My parents are well into their sixties and make do with technology by asking my brother (a total techie) and myself (more technologically inept than my parents) to help them set up Wi-Fi, show them pictures on Facebook, and so on. While my 84-year-old great-uncle marvels at his Uber application and the paradigm shift in economy that such apps are causing, my parents still struggle to sign into Gmail. It’s frustrating at times but mostly endearing.
I come from a tight-knit family so years of hopping around countries makes long distance communication paramount. We have been through the old years of international calling and call-cards but somehow Skype has remained elusive. I tried to encourage my parents to set up Skype for themselves with the help of their colleagues. To this date, my parents have four Skype accounts and don’t remember passwords for any of them. When I moved overseas for my masters recently, I gave them strict instructions one day to wait until I had created an account for them so I could link it to my own email and manage the account for them.
Of course, the very next day I got a call from [censored]desilva14, my mother’s new account, impatiently created and linked to yet another email address lost to the ether. She sounded super excited. ‘Nanga! I got a new phone and now I can Skype you from the phone without fiddling with the computer all the time!’. Less than 24 hours since I told her to stay put until I created an account and Ammi suddenly had a new phone, a new account, and a new lease on life with her daughter. On the Skype call, this was my view of her:
I had a long conversation with my mother’s feet until finally my housemate got home and switched cameras for her. Skype with Ammi has been more or less smooth since then as Ammi fiddles around regularly with her phone and becomes accustomed to it. Thathi on the other hand…
Once I called them via landline because Skype was so frustrating. I got through to my mum by placing a regular call and asked her to get my dad’s phone so I could talk her through connecting it to mobile data and Skyping from it. Ammi responded, ‘Thathi has the phone.’ So I told her to get it from him. ‘No putha, thathi has the phone.’ I know, Ma! Just get the phone from him so I can talk you through connecti- ‘Putha. Thathi has the phone.’ Oh shit. Right.

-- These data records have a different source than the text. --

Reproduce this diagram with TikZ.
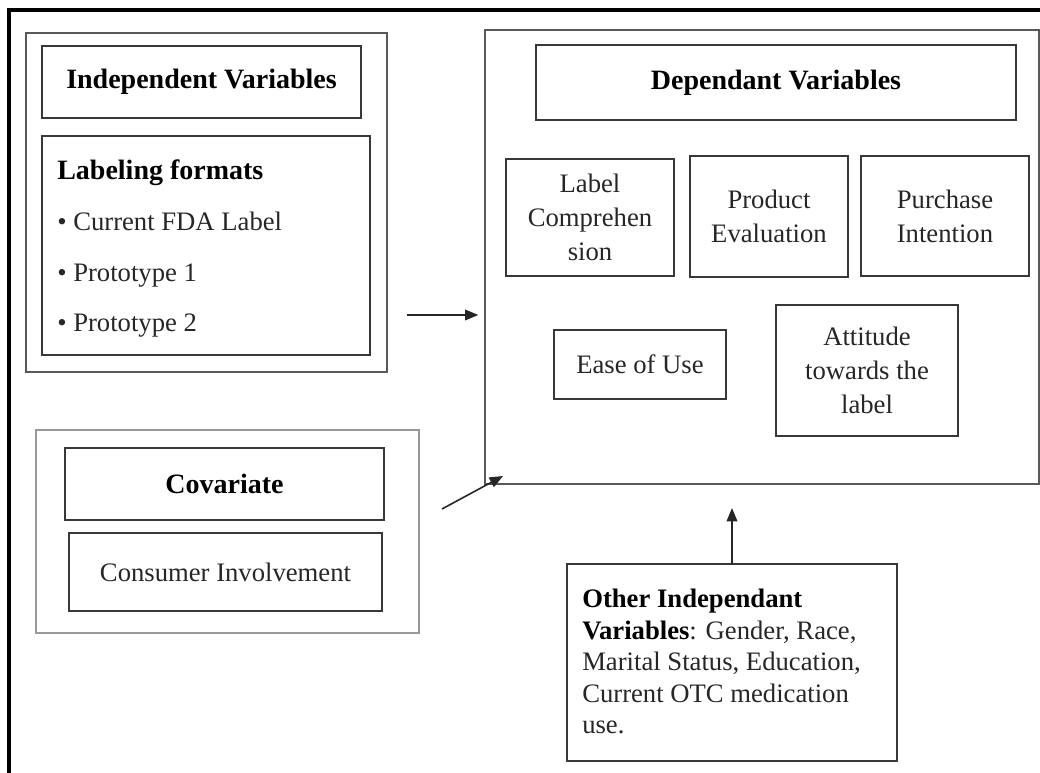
\documentclass[tikz,border=0pt]{standalone}
\usepackage{fontspec}
\setmainfont{Liberation Serif}
\usetikzlibrary{arrows.meta}
\newcommand\regf{\fontsize{20}{25.5}\selectfont}
\newcommand\boldf{\fontsize{21}{25.5}\selectfont\bfseries}
\newcommand\othf{\fontsize{20}{23.7}\selectfont}
\begin{document}
\begin{tikzpicture}[x=0.75pt,y=-0.75pt,
  wh/.style 2 args={minimum width=#1*0.75pt, minimum height=#2*0.75pt},
  bx/.style={draw=black!78, line width=1.4pt, inner sep=0pt, outer sep=0pt, align=center, font=\regf, text=black!85},
  outerbx/.style={bx, draw=black!65},
  lightbx/.style={bx, draw=black!40, line width=0.8pt},
  ttl/.style={bx, font=\boldf, text=black},
  txt/.style={anchor=base west, inner sep=0pt, font=\regf, text=black!85},
  arr/.style={-{Triangle[length=10pt,width=8pt]}, line width=1.2pt, draw=black!85}]
\useasboundingbox (0,0) rectangle (1040,773);
% frame
\draw[line width=2.3pt, line join=miter] (9,773) -- (9,10) -- (1040,10);
% independent variables
\node[outerbx, wh={361}{339}] (indepOuter) at (206.5,202.5) {};
\node[ttl, wh={319}{72}] (indepTitle) at (201.5,82) {Independent Variables};
\node[bx, wh={328}{219}] (labelBox) at (206,245.5) {};
\node[txt, font=\boldf, text=black] (lf) at (57,180) {Labeling formats};
\node[txt] (b1) at (57,231) {\textbullet\ Current FDA Label};
\node[txt] (b2) at (57,282) {\textbullet\ Prototype 1};
\node[txt] (b3) at (57,332) {\textbullet\ Prototype 2};
% dependant variables
\node[outerbx, wh={554}{454}] (depOuter) at (762,257) {};
\node[ttl, wh={480}{75}] (depTitle) at (776,82.5) {Dependant Variables};
\node[bx, wh={168}{117}] (lc) at (590,217.5) {Label\\Comprehen\\sion};
\node[bx, wh={158}{121}] (pe) at (769,216.5) {Product\\Evaluation};
\node[bx, wh={168}{120}] (pi) at (945,216) {Purchase\\Intention};
\node[bx, wh={172}{69}] (eou) at (640,364.5) {Ease of Use};
\node[bx, wh={182}{131}] (att) at (867,370.5) {Attitude\\towards the\\label};
% covariate
\node[lightbx, wh={383}{203}] (covOuter) at (227.5,531.5) {};
\node[ttl, wh={319}{72}] (covTitle) at (224.5,484) {Covariate};
\node[bx, wh={313}{78}] (ci) at (225.5,572) {Consumer Involvement};
% other independent
\node[bx, wh={330}{197}] (other) at (732,662.5) {};
\node[txt, font=\othf, align=left] (othertxt) at (582,734) {{\bfseries\color{black}Other Independant}\\{\bfseries\color{black}Variables}: Gender, Race,\\Marital Status, Education,\\Current OTC medication\\use.};
% arrows
\coordinate (h) at (0,315);
\draw[arr, shorten <=15pt, shorten >=5pt] (indepOuter.east |- h) -- (depOuter.west |- h);
\coordinate (ca) at (442,509);
\coordinate (cb) at (503,476);
\draw[arr] (ca) -- (cb);
\draw[arr, shorten >=18pt] (other.north) -- (other.north |- depOuter.south);
\end{tikzpicture}
\end{document}
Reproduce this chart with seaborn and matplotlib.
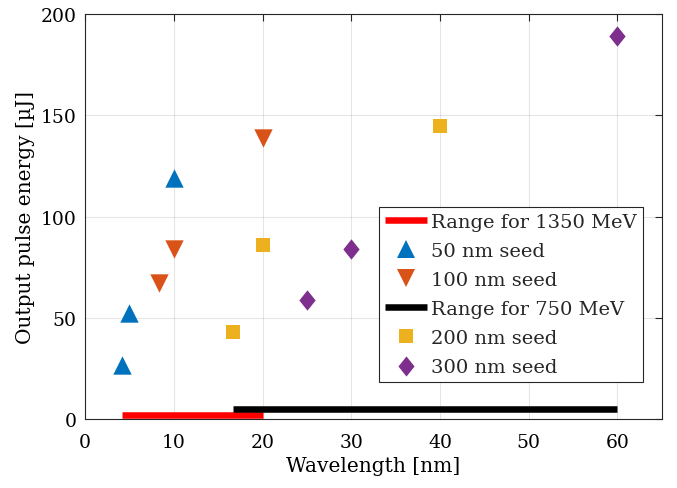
import matplotlib
matplotlib.use("Agg")
import matplotlib.pyplot as plt
import seaborn as sns
import pandas as pd
from matplotlib.lines import Line2D

# Seed wavelengths [nm] and output pulse energies [uJ]
seed50_wl = [4.17, 5.0, 10.0]
seed50_energy = [26.5, 52.5, 119.0]
seed100_wl = [8.33, 10.0, 20.0]
seed100_energy = [67.0, 84.0, 139.0]
seed200_wl = [16.67, 20.0, 40.0]
seed200_energy = [43.0, 86.0, 145.0]
seed300_wl = [25.0, 30.0, 60.0]
seed300_energy = [59.0, 84.0, 189.0]

# Accessible wavelength ranges for the two beam energies
range1350_wl = [4.2, 20.0]
range1350_level = [2.0, 2.0]
range750_wl = [16.7, 60.0]
range750_level = [5.0, 5.0]

labels = ["Range for 1350 MeV", "50 nm seed", "100 nm seed",
          "Range for 750 MeV", "200 nm seed", "300 nm seed"]

blue = "#0072BD"
orange = "#D95319"
yellow = "#EDB120"
purple = "#7E2F8E"

sns.set_theme(style="white")
plt.rcParams["font.family"] = ["DejaVu Serif"]

fig = plt.figure(figsize=(6.77, 4.89), dpi=100)
ax = fig.add_axes([0.1256, 0.141, 0.852, 0.828])

diamond = [(0, 1), (0.8, 0), (0, -1), (-0.8, 0), (0, 1)]

lw_range = 4.7
sns.lineplot(x=range1350_wl, y=range1350_level, ax=ax, color="#FF0000",
             linewidth=lw_range, solid_capstyle="butt", zorder=3)
sns.lineplot(x=range750_wl, y=range750_level, ax=ax, color="black",
             linewidth=lw_range, solid_capstyle="butt", zorder=3)

series = [
    (seed50_wl, seed50_energy, "^", blue, 175),
    (seed100_wl, seed100_energy, "v", orange, 175),
    (seed200_wl, seed200_energy, "s", yellow, 90),
    (seed300_wl, seed300_energy, diamond, purple, 215),
]
for wl, en, mk, col, size in series:
    df = pd.DataFrame({"wl": wl, "en": en})
    sns.scatterplot(data=df, x="wl", y="en", ax=ax, marker=mk, color=col,
                    s=size, linewidth=0, zorder=4)

ax.set_xlim(0, 65)
ax.set_ylim(0, 200)
ax.set_xticks(range(0, 61, 10))
ax.set_yticks(range(0, 201, 50))
ax.grid(True, color="#000000", alpha=0.1, linewidth=0.8)
ax.set_axisbelow(True)
ax.tick_params(direction="in", length=5, width=0.8, color="#262626",
               top=True, right=True, labelsize=13.5, labelcolor="black")
ax.tick_params(axis="x", pad=10)
ax.tick_params(axis="y", pad=6)
for sp in ax.spines.values():
    sp.set_color("#262626")
    sp.set_linewidth(0.8)
ax.set_xlabel("Wavelength [nm]", fontsize=14.5, color="black", labelpad=4)
ax.set_ylabel("Output pulse energy [\u00b5J]", fontsize=14.5, color="black",
              labelpad=4)

handles = [
    Line2D([], [], color="#FF0000", linewidth=lw_range, solid_capstyle="butt"),
    Line2D([], [], linestyle="none", marker="^", color=blue, markersize=13,
           markeredgewidth=0),
    Line2D([], [], linestyle="none", marker="v", color=orange, markersize=13,
           markeredgewidth=0),
    Line2D([], [], color="black", linewidth=lw_range, solid_capstyle="butt"),
    Line2D([], [], linestyle="none", marker="s", color=yellow, markersize=9.5,
           markeredgewidth=0),
    Line2D([], [], linestyle="none", marker=diamond, color=purple,
           markersize=14.5, markeredgewidth=0),
]
leg = ax.legend(handles, labels, loc="lower right",
                bbox_to_anchor=(0.967, 0.091), fontsize=14, frameon=True,
                fancybox=False, edgecolor="#262626", framealpha=1,
                handlelength=2.2, handletextpad=0.2, labelspacing=0.57,
                borderpad=0.3, borderaxespad=0)
leg.get_frame().set_linewidth(0.8)

fig.savefig("out.png", dpi=100)
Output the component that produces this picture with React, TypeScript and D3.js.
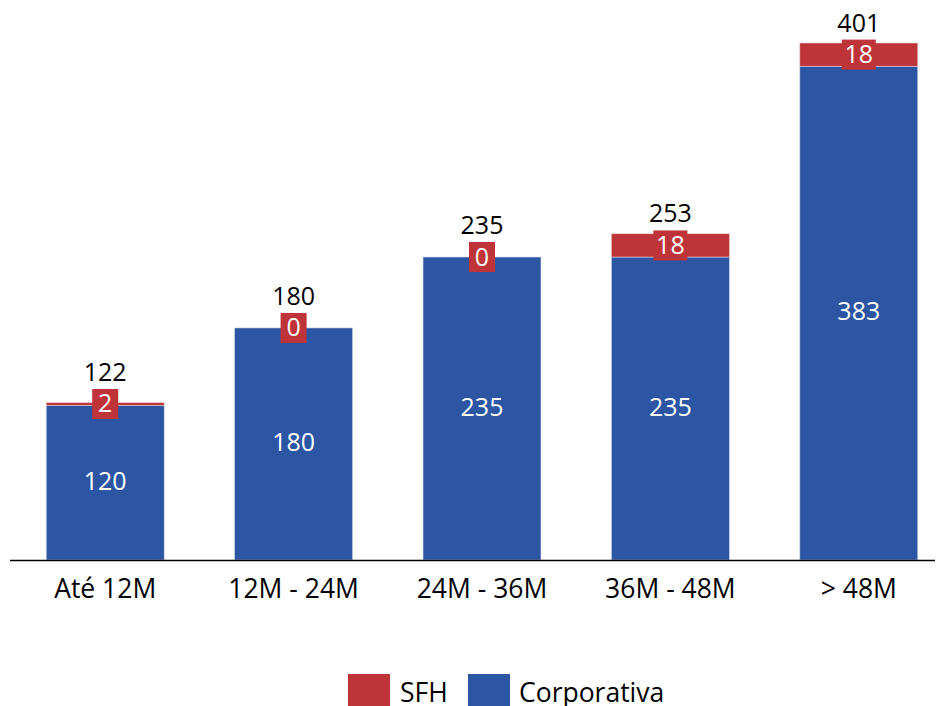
import React from "react";
import * as d3 from "d3";

const categories = ["Até 12M", "12M - 24M", "24M - 36M", "36M - 48M", "> 48M"];
const corporativa = [120, 180, 235, 235, 383];
const sfh = [2, 0, 0, 18, 18];
const totals = [122, 180, 235, 253, 401];

const RED = "#BE3439";
const BLUE = "#2C55A3";
const FONT = "'Open Sans', sans-serif";
const FS_NUM = 25;
const FS_TXT = 26.5;

export default function App() {
  const W = 943, H = 706;
  const x = d3.scaleBand<string>().domain(categories).range([11, 953]).paddingInner(0.374).paddingOuter(0.187);
  const y = d3.scaleLinear().domain([0, 401]).range([560, 43]);
  const bw = x.bandwidth();
  return (
    <svg width={W} height={H} style={{ position: "absolute", left: 0, top: 0, fontFamily: FONT }}>
      {categories.map((c, i) => {
        const x0 = x(c)!;
        const cx = x0 + bw / 2;
        const yCorpTop = y(corporativa[i]);
        const yTop = y(corporativa[i] + sfh[i]);
        const sfhMid = (yCorpTop + yTop) / 2;
        const sfhLabel = String(sfh[i]);
        const boxW = sfhLabel.length === 1 ? 26 : 34;
        const boxH = 30;
        return (
          <g key={c}>
            <rect x={x0} y={yCorpTop} width={bw} height={y(0) - yCorpTop} fill={BLUE} stroke="#d0d8ea" strokeWidth={0.6} />
            {sfh[i] > 0 && (
              <rect x={x0} y={yTop} width={bw} height={yCorpTop - yTop} fill={RED} stroke="#e8c8c8" strokeWidth={0.6} />
            )}
            <text x={cx} y={(yCorpTop + y(0)) / 2 + 7} textAnchor="middle" fill="#fff" fontSize={FS_NUM}>
              {corporativa[i]}
            </text>
            <rect x={cx - boxW / 2} y={sfhMid - boxH / 2} width={boxW} height={boxH} fill={RED} />
            <text x={cx} y={sfhMid + 8.5} textAnchor="middle" fill="#fff" fontSize={FS_NUM}>
              {sfhLabel}
            </text>
            <text x={cx} y={sfhMid - boxH / 2 - 8} textAnchor="middle" fill="#000" fontSize={FS_NUM}>
              {totals[i]}
            </text>
            <text x={cx} y={598} textAnchor="middle" fill="#000" fontSize={FS_TXT}>
              {c}
            </text>
          </g>
        );
      })}
      <line x1={10} x2={935} y1={560.5} y2={560.5} stroke="#000" strokeWidth={1.3} />
      <rect x={348} y={674} width={42} height={32} fill={RED} />
      <text x={400} y={702} fill="#000" fontSize={FS_TXT}>SFH</text>
      <rect x={468} y={674} width={42} height={32} fill={BLUE} />
      <text x={519} y={702} fill="#000" fontSize={FS_TXT}>Corporativa</text>
    </svg>
  );
}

Thathi is an engineer, a handyman, a general whizz at life, and an absolute man-man. No way was he ever going to let Ammi fix a technology-related issue for him. I told ammi to give thathi the phone and he said jovially, ‘Putha! The phone’s internet doesn’t work. I’ll get someone at work to fix it for me. It’s been acting up for some time, no?’ The mobile data had been switched off to avoid additional charges during thathi’s overseas travels. I just needed to talk one of them, preferably Ammi, through turning it on again. Of course, male ego stood in my way and I relented. Three months later, Thathi still only Skypes with me when in a WiFi zone.
So the battle with Skype continues. I’ve spoken now several times to my mother’s ear canal, since she’s hard of hearing and instinctively moves the phone closer to her ear. I’ve spoken mostly to my dad’s face as he procrastinates at work and talks to me instead. My brother and I on the other hand, we’ve got a good dynamic going on. Much like the previous years we have both spent living away from each other, we punctuate our separations with long, frequent, in-depth conversations when we physically meet. We know uncomfortable details about each other’s lives, minds and hearts. When overseas, he sends me passive aggressive jokes about the superiority of techies compared to liberal arts scholars. Or the objective inferiority of lib arts scholars. Or just my inferiority. On an unrelated note, I mostly send him frantic messages about how my computer hates me, Microsoft is screwing me over again, or what do I do when Java is broken.